Strange behavior observed for different GPUs

We implemented a DeepLab V3+ integrated with gradient reversal layer (GRL for short) and a domain classifier in order to achieve domain adaptation for some segmentation tasks. The code is at

We initially trained on a single RTX 3090, and it converged as we wished.


Later we began to train the model on a single RTX A6000 with exactly the same environment (say, PyTorch version, cuda toolkit version and even python version) as before. But the model seemed not to converge at all.

We did some initial debugging, by first training the original DeepLab V3+ model, and then adding the components (GRL, and then some other tricks for further optimization on performance) and training to see if it converges. And it turned out that the original DeepLab V3+ converged normally, and did not converge right after adding the GRL, which is implemented using autograd.Function. So we thought that it’s probably because of the GRL, but still failed to find a way to solve this.

So could you help us deal with this problem. Much gratitude for your help!
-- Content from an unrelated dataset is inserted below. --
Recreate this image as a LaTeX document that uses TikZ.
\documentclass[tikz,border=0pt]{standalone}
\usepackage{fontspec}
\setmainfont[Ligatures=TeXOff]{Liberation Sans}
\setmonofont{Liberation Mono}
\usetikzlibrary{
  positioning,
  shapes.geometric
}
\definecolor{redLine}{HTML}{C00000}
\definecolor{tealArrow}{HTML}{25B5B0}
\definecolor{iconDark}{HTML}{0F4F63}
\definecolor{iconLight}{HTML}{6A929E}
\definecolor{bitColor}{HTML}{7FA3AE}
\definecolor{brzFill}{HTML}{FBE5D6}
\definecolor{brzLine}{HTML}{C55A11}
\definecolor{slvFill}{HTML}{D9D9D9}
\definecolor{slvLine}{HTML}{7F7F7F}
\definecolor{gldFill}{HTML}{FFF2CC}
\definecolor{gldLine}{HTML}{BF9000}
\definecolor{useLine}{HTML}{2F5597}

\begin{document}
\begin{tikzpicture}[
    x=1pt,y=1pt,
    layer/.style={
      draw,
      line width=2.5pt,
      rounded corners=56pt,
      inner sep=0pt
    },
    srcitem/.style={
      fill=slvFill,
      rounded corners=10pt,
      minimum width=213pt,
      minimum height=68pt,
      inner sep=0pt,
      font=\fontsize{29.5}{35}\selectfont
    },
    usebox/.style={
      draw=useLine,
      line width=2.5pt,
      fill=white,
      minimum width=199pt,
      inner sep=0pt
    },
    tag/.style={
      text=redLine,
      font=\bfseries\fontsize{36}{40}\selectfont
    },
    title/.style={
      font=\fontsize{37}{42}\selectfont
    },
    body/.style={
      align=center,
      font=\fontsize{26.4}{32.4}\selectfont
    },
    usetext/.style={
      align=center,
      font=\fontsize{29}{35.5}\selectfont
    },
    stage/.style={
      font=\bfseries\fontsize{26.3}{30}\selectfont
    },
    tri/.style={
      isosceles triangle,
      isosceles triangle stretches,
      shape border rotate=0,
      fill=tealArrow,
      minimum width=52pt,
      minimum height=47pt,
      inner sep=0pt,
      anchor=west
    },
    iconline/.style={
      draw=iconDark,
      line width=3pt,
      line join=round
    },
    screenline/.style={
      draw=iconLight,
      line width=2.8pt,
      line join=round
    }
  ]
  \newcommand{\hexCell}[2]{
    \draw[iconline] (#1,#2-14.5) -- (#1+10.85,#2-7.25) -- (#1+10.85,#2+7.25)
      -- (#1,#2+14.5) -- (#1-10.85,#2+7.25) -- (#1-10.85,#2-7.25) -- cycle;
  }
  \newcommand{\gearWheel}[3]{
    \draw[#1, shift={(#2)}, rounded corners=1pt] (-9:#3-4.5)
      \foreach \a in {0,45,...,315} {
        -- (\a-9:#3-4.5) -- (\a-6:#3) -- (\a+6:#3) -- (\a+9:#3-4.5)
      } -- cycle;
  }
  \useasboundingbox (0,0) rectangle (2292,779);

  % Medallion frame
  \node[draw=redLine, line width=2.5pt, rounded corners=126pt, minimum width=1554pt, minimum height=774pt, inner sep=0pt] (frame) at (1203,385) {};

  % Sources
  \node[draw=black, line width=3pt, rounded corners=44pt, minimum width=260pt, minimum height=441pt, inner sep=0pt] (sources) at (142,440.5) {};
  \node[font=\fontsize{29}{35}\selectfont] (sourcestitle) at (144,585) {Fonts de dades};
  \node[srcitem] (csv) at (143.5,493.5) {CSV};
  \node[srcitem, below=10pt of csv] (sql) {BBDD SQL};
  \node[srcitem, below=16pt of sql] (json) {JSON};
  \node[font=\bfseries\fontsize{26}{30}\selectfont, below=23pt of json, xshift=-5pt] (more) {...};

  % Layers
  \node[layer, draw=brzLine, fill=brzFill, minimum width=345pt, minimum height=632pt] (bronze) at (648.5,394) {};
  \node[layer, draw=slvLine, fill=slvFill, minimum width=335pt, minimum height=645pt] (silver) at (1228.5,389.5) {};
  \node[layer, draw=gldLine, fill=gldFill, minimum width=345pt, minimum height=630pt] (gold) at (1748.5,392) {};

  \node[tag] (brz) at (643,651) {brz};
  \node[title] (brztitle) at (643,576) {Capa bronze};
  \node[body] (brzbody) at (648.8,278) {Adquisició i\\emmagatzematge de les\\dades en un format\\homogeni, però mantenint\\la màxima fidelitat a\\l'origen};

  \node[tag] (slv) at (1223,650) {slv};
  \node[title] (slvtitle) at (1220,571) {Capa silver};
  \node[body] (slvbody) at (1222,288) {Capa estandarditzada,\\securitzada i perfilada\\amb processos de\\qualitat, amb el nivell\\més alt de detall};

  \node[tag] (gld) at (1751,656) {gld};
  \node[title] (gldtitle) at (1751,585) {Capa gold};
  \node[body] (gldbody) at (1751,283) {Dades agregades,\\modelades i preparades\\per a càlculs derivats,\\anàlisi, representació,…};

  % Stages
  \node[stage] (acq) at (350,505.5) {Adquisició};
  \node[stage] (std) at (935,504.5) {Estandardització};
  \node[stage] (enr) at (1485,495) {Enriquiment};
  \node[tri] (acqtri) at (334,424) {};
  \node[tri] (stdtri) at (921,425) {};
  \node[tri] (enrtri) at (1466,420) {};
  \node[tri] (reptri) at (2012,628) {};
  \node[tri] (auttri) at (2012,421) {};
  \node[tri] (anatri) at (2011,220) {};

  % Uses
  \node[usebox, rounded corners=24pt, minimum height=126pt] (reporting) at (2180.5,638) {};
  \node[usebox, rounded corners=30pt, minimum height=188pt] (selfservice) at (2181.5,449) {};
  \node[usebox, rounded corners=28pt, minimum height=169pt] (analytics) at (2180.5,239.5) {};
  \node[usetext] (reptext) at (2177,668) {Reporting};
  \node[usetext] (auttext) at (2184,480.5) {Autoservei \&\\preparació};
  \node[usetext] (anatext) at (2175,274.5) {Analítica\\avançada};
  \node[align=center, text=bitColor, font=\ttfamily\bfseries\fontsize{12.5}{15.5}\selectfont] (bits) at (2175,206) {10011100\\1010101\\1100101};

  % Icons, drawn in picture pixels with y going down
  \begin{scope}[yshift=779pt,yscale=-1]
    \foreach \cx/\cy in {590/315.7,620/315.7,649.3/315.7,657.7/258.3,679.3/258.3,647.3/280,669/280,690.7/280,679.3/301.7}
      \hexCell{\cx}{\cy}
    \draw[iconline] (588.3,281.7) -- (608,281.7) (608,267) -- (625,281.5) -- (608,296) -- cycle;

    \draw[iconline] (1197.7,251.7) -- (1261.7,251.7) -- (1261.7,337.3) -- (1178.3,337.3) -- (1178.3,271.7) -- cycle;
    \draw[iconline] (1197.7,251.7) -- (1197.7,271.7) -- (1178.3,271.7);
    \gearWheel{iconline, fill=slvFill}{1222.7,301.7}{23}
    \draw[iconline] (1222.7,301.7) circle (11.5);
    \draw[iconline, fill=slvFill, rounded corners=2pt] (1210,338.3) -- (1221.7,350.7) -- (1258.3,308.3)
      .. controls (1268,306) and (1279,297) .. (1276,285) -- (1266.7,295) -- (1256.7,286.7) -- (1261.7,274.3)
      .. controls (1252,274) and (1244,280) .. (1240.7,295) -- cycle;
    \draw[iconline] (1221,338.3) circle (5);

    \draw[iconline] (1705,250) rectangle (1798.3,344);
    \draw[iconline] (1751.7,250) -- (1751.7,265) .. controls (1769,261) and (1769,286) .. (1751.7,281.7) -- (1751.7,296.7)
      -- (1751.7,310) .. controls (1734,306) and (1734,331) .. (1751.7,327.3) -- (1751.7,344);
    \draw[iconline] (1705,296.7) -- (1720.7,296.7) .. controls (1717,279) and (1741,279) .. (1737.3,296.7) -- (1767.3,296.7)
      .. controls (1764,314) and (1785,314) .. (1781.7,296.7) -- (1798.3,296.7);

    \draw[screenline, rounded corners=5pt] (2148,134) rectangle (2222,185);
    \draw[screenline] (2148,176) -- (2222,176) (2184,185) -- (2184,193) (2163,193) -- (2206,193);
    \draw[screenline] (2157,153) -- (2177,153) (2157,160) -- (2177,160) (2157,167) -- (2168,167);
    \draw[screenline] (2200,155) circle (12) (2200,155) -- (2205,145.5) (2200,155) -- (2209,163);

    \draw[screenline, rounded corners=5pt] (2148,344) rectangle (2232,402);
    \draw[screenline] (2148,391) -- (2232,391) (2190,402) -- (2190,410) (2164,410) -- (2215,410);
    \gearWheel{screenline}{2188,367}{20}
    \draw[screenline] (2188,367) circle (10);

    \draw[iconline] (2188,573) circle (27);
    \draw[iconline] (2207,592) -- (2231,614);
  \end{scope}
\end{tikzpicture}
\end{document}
P.S. The dataset is not open-sourced for security reasons, and you may have to test based on other open-source dataset for transfer learning/domain adaptation, which I believe is not the reason for strange convergence in different GPUs. Sorry.

What did you try to isolate the issue so far? It seems GRL refers to a custom autograd.Function, which you have developed and which seems to cause the divergence?

Yes GRL is a custom autograd.Function for reversing the gradients.

And by “isolate”, we only tried removing GRL and the corresponding domain classifier to test whether the original DeepLab V3+ model converges, and it converged normally. We have also tried some open-source implementations of GRL on GitHub, and the GRL-integrated model still didn’t converge. However, we didn’t try something like testing our custom GRL in other models, since our GPU resources are limited.

We suspect that it might be something about compatibility of different hardware architectures, since the same code runs quite differently on 3090 and A6000.

I don’t know what “compatibility of different hardware architectures” means and to further debug we would need more information and in the ideal case a minimal and executable code snippet showing the difference in convergence.
As a quick test you could disable TF32 via torch.backends.cudnn.allow_tf32 = False (matmuls are not using TF32 by default but to make sure it’s also disabled use torch.backends.cuda.matmul.allow_tf32 = False) and check if this would make a difference.

OK I try that. Thank you.

With torch.backends.cudnn.allow_tf32 = False, training on A6000 still did not converge, and the loss exhibited similar patterns as before.

btw, we freeze the backbone of our model for the first 50 epochs, and then unfreeze it to adjust parameters of the whole model for the rest iterations. So a “jump point” around 50 epochs is also expected just like the original post.